Yıllar sonra uzun uğraşıların ardından bir yasa çıkarıldı. ‘6222 Sayılı Sporda Şiddet ve Düzensizliği Önleme Yasası..’
Artık uygulanacak bu yasa  sayesinde başta futbol sahaları olmak üzere spor alanlarına huzur gelecek,   spora yakışmayan olaylar önlenecek, futbol sahaları asıl amacına uygun şekilde barış ve kardeşlik gösterilerinin sergilendiği..
Kadın ve çocukların da çekinmeden gidebilecekleri güvenli şenlik alanlarına dönecekti.
      
 ***

Ancak, adamına göre uygulamalar yüzünden yasa  beklenen sonucu vermezken, hiç akla gelmeyen bir şey oldu..
Adalet dağıtması gereken hakemler şiddet ve düzensizliğin kaynağı haline geldi..

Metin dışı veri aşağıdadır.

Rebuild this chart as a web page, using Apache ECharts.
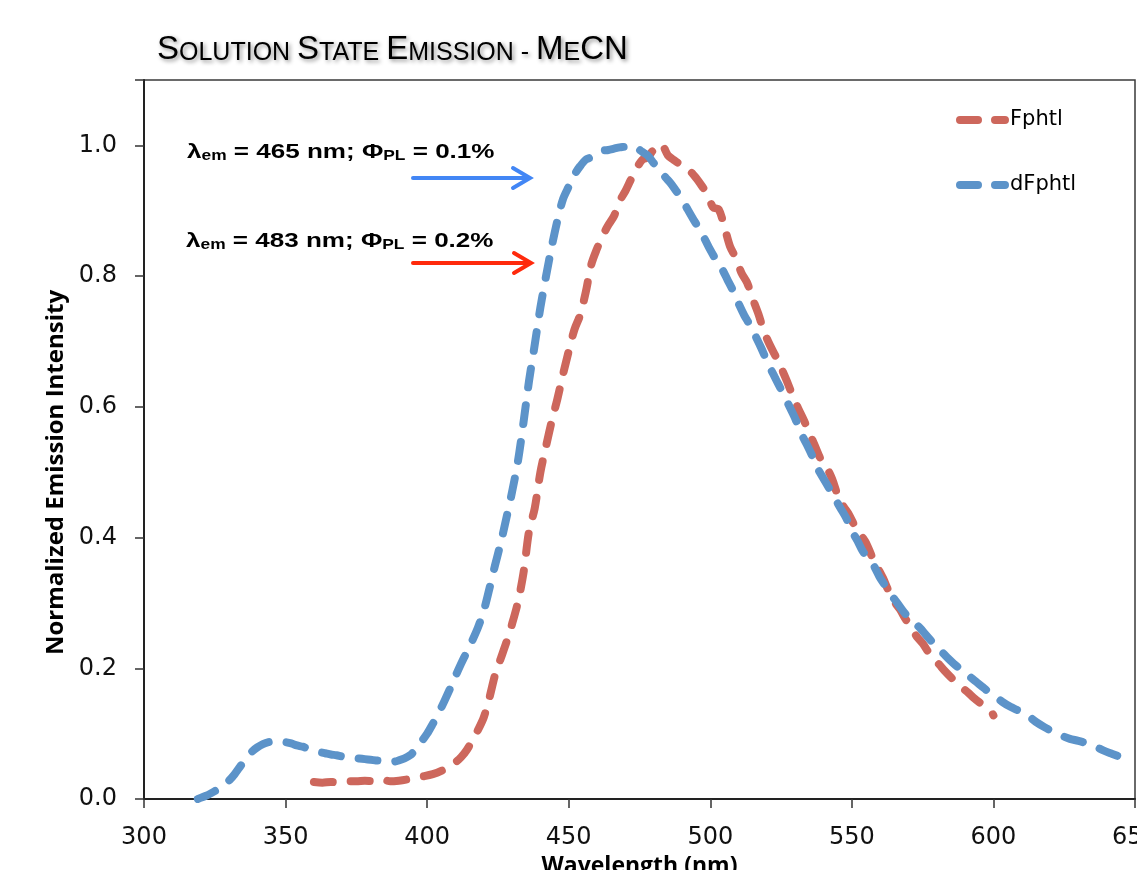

Çok aşırı yükselen gelirlerini korumak için midir?
Yoksa şu ya da bu nedenle lige ayar vermeye çalışanların arzularını yerine getirmek için midir bilinmez..
Verdikleri saçma ve taraflı kararlarla anarşiyi, şiddeti körüklemekle kalmayıp camiaları da birbirlerine iyice düşman ettiler.
Kulüp yöneticisini  ve taraftarını  zor durumda bıraktılar..
Aldırdıkları cezalarla maddi manevi büyük kayıplara yol açtılar..
Onlar yüzünden yönetimlerin, teknik adamların istifaları gündeme geldi.
Takımlarının kötü gidişatı sonucu koca koca kentlerin insanları moralsiz, yılgın ve bıkkın duruma düşüp takımlarına küstüler, futboldan nefret eder hale geldiler..
Bu yüzden Cüneyt Çakır başta olmak üzere, Süleyman Abay, Çağatay Şahan ve benzeri hakemler 6222 sayılı yasanın çıkış nedeni olan sorunların kaynağı haline geldiler.
Şimdi yapılması gereken bunlar ve benzerleri için acilen  6222 nolu yasa gereği soruşturma açmaktır.
Ayrıca bu gibi hakemlerin milyonların gözü önünde   hata kavramını çoktan aşıp, tahammüden  yanlış yapma  alışkanlığına dönüşen düdüklerine rağmen, verdikleri yüksek notlarla bunları koruyup kollayan gözlemciler de suça ortak edilmelidir..
Yani anamızı öpen kadılar, hiçbir şey olmamış gibi elini kolunu sallayarak gezmeye devam mı edecek?